▶ **INFORMATION SHOWN**
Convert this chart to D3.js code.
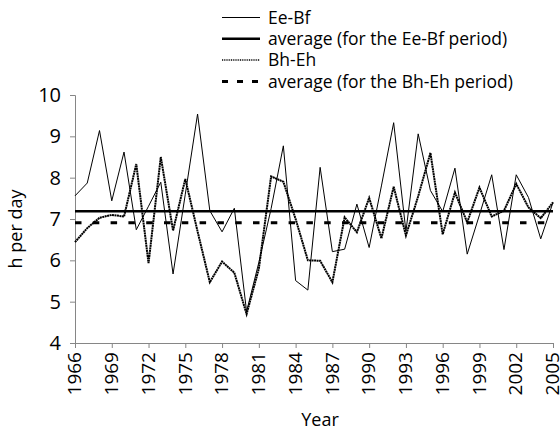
<!DOCTYPE html>
<html>
<head>
<meta charset="utf-8">
<script src="https://cdn.jsdelivr.net/npm/d3@7"></script>
<style>
  body { margin: 0; background: #fff; }
  svg text { font-family: "Open Sans", sans-serif; fill: #000; }
</style>
</head>
<body>
<div id="chart"></div>
<script>
/* heures par jour, deux séries + leurs moyennes */

const years = d3.range(1966, 2006)

const eeBf = [7.56, 7.87, 9.14, 7.44, 8.62, 6.74, 7.31, 7.89, 5.67, 7.6,
              9.54, 7.2, 6.69, 7.26, 4.76, 5.95, 7.25, 8.77, 5.51, 5.28,
              8.25, 6.21, 6.27, 7.36, 6.31, 7.8, 9.33, 6.7, 9.06, 7.69,
              7.18, 8.23, 6.15, 7.1, 8.07, 6.26, 8.07, 7.52, 6.52, 7.4]

const bhEh = [6.44, 6.78, 7.03, 7.1, 7.06, 8.33, 5.93, 8.5, 6.72, 7.97,
              6.7, 5.47, 5.97, 5.7, 4.7, 5.8, 8.03, 7.9, 7.0, 6.0,
              5.99, 5.47, 7.04, 6.68, 7.51, 6.53, 7.78, 6.6, 7.55, 8.6,
              6.63, 7.64, 6.92, 7.76, 7.06, 7.2, 7.85, 7.28, 7.02, 7.4]

const avgEeBf = [7.19, 7.19]
const avgBhEh = [6.91, 6.91]
const avgYears = [1966, 2005]
const avgYearsBh = [1966, 2004.55]

const xTicks = d3.range(1966, 2006, 3)
const yTicks = [4, 5, 6, 7, 8, 9, 10]

const legendLabels = ["Ee-Bf", "average (for the Ee-Bf period)", "Bh-Eh", "average (for the Bh-Eh period)"]

const width = 560, height = 433
const margin = { top: 95, right: 7, bottom: 90, left: 75 }

const svg = d3.select("#chart").append("svg")
    .attr("width", width)
    .attr("height", height)

const x = d3.scaleLinear()
    .domain([1966, 2005])
    .range([margin.left, width - margin.right])

const y = d3.scaleLinear()
    .domain([4, 10])
    .range([height - margin.bottom, margin.top])

const axisColor = "#868686"

/* axe vertical */
const yAxis = svg.append("g")
    .attr("transform", "translate(" + margin.left + ",0)")
    .call(d3.axisLeft(y).tickValues(yTicks).tickSize(5).tickPadding(9).tickFormat(d3.format("d")))
yAxis.select(".domain").attr("stroke", axisColor)
yAxis.selectAll(".tick line").attr("stroke", axisColor)
yAxis.selectAll("text").style("font-size", "20px")

/* axe horizontal */
const xAxis = svg.append("g")
    .attr("transform", "translate(0," + (height - margin.bottom) + ")")
    .call(d3.axisBottom(x).tickValues(xTicks).tickSize(5).tickFormat(d3.format("d")))
xAxis.select(".domain").attr("stroke", axisColor)
xAxis.selectAll(".tick line").attr("stroke", axisColor)
xAxis.selectAll("text")
    .style("font-size", "19px")
    .attr("text-anchor", "end")
    .attr("transform", "rotate(-90)")
    .attr("x", -9)
    .attr("y", 0)
    .attr("dy", "0.3em")

svg.append("text")
    .attr("x", 320)
    .attr("y", 426)
    .attr("text-anchor", "middle")
    .style("font-size", "18px")
    .text("Year")

svg.append("text")
    .attr("transform", "translate(22,229) rotate(-90)")
    .attr("text-anchor", "middle")
    .style("font-size", "18px")
    .text("h per day")

const line = d3.line()
    .x(d => x(d[0]))
    .y(d => y(d[1]))

/* moyennes */
svg.append("path")
    .datum(d3.zip(avgYears, avgEeBf))
    .attr("d", line)
    .attr("fill", "none")
    .attr("stroke", "#000")
    .attr("stroke-width", 2.5)

svg.append("path")
    .datum(d3.zip(avgYearsBh, avgBhEh))
    .attr("d", line)
    .attr("fill", "none")
    .attr("stroke", "#000")
    .attr("stroke-width", 3)
    .attr("stroke-dasharray", "6.5,11.3")

/* séries */
svg.append("path")
    .datum(d3.zip(years, bhEh))
    .attr("d", line)
    .attr("fill", "none")
    .attr("stroke", "#000")
    .attr("stroke-width", 2)
    .attr("stroke-dasharray", "2,0.5")

svg.append("path")
    .datum(d3.zip(years, eeBf))
    .attr("d", line)
    .attr("fill", "none")
    .attr("stroke", "#000")
    .attr("stroke-width", 1)

/* légende */
const legendStyles = [
    { w: 1, dash: null },
    { w: 2.5, dash: null },
    { w: 1.5, dash: "1,0.8" },
    { w: 3, dash: "6,9" }
]

const legend = svg.append("g")
legendLabels.forEach((label, i) => {
    const ly = 17.5 + i * 21.3
    legend.append("line")
        .attr("x1", 222).attr("x2", 260)
        .attr("y1", ly).attr("y2", ly)
        .attr("stroke", "#000")
        .attr("stroke-width", legendStyles[i].w)
        .attr("stroke-dasharray", legendStyles[i].dash)
    legend.append("text")
        .attr("x", 268)
        .attr("y", ly)
        .attr("dy", "0.35em")
        .style("font-size", "17.5px")
        .text(label)
})
</script>
</body>
</html>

▶ **GIVEN REQUEST**
Reproduce the material above exactly, first line through the line that contains "const years = d3.range(1966, 2006)", minus the pictures.

▶ **COMPLETED TASK**
Convert this chart to D3.js code.
<!DOCTYPE html>
<html>
<head>
<meta charset="utf-8">
<script src="https://cdn.jsdelivr.net/npm/d3@7"></script>
<style>
  body { margin: 0; background: #fff; }
  svg text { font-family: "Open Sans", sans-serif; fill: #000; }
</style>
</head>
<body>
<div id="chart"></div>
<script>
/* heures par jour, deux séries + leurs moyennes */

const years = d3.range(1966, 2006)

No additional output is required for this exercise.